### Recorded information
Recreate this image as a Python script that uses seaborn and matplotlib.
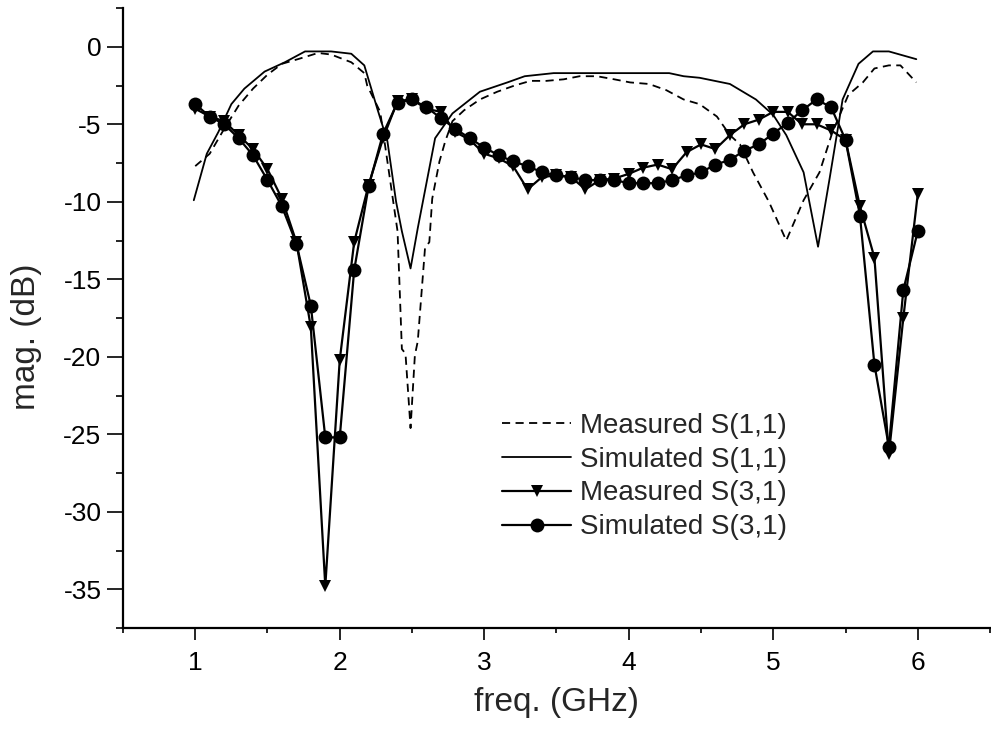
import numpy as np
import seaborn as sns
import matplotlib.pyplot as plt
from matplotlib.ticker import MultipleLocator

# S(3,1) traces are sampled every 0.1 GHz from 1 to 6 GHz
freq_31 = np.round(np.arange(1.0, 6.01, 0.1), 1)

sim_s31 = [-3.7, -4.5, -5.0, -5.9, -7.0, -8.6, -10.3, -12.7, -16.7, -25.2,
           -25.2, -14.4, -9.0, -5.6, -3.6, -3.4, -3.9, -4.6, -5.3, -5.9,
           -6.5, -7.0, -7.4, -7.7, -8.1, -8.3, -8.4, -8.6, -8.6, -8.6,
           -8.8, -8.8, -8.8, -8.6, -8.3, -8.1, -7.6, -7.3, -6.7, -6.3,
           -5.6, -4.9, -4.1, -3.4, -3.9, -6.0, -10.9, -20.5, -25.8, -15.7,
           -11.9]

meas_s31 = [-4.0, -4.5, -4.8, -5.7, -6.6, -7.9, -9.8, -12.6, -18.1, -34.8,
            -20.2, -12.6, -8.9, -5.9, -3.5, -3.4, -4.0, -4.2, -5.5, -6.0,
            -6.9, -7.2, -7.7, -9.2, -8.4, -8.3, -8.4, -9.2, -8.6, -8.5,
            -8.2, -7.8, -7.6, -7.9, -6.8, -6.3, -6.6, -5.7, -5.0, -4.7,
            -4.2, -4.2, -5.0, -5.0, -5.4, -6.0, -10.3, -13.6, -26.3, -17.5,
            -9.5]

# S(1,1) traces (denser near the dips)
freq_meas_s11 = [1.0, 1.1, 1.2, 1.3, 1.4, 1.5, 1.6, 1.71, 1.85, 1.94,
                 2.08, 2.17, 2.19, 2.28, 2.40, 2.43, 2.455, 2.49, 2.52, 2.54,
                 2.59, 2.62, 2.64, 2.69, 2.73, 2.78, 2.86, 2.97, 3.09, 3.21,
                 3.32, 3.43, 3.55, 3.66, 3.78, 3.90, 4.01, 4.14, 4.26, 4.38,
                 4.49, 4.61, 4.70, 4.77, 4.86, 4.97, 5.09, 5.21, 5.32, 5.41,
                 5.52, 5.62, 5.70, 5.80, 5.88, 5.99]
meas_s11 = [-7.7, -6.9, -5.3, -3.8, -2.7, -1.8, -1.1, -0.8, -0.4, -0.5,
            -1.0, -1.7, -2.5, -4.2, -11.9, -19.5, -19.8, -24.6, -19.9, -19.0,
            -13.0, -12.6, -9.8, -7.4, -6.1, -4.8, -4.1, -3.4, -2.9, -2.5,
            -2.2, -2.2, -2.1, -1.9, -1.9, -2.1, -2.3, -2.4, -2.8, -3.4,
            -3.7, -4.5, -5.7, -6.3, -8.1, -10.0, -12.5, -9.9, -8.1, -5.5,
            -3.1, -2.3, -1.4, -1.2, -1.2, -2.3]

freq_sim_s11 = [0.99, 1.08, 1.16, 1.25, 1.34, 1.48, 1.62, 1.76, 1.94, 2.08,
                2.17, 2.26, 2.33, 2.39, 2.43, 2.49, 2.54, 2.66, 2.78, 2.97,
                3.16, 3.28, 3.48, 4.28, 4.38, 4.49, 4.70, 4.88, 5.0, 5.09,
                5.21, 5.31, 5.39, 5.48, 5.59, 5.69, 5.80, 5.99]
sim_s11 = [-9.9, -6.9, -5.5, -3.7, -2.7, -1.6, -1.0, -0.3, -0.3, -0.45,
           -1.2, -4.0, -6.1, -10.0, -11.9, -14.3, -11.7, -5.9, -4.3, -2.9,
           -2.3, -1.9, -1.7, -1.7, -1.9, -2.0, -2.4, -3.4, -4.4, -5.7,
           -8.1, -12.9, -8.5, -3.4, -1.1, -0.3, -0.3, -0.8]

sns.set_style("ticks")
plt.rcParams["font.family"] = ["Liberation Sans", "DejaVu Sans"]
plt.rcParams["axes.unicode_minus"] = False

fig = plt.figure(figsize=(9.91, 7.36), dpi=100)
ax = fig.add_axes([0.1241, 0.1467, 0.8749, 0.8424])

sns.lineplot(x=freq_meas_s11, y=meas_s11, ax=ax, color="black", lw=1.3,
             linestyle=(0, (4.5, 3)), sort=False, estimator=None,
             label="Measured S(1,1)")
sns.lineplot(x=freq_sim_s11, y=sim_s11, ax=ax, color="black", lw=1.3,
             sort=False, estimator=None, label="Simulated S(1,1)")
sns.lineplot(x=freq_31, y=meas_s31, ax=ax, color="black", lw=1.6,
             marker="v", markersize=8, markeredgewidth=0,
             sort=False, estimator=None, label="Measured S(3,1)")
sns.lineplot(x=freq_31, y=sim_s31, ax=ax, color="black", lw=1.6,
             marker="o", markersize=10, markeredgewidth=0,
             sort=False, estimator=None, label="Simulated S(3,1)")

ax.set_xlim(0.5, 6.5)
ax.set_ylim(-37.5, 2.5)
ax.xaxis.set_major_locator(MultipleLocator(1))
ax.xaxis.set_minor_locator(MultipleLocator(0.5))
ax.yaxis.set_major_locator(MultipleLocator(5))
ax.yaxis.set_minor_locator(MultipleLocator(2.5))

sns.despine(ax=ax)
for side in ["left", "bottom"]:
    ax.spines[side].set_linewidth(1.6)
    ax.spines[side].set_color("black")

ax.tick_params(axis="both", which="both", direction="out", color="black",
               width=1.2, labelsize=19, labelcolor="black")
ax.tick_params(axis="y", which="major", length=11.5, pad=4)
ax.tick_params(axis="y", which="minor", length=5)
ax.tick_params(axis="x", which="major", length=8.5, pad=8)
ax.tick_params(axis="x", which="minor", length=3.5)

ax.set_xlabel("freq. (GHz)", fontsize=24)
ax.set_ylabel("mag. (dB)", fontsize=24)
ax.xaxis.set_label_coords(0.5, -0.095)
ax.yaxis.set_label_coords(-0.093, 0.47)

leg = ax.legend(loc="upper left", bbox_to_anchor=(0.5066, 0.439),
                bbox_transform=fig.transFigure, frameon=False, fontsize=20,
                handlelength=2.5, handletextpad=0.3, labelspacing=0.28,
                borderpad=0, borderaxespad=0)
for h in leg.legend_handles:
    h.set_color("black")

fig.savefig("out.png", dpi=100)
######
■ Required task ■
Repeat only the lines from the beginning of the material through the line containing "freq_31 = np.round(np.arange(1.0, 6.01, 0.1), 1)", both ends kept, leaving pictures out.

■ Exercise response ■
Recreate this image as a Python script that uses seaborn and matplotlib.
import numpy as np
import seaborn as sns
import matplotlib.pyplot as plt
from matplotlib.ticker import MultipleLocator

# S(3,1) traces are sampled every 0.1 GHz from 1 to 6 GHz
freq_31 = np.round(np.arange(1.0, 6.01, 0.1), 1)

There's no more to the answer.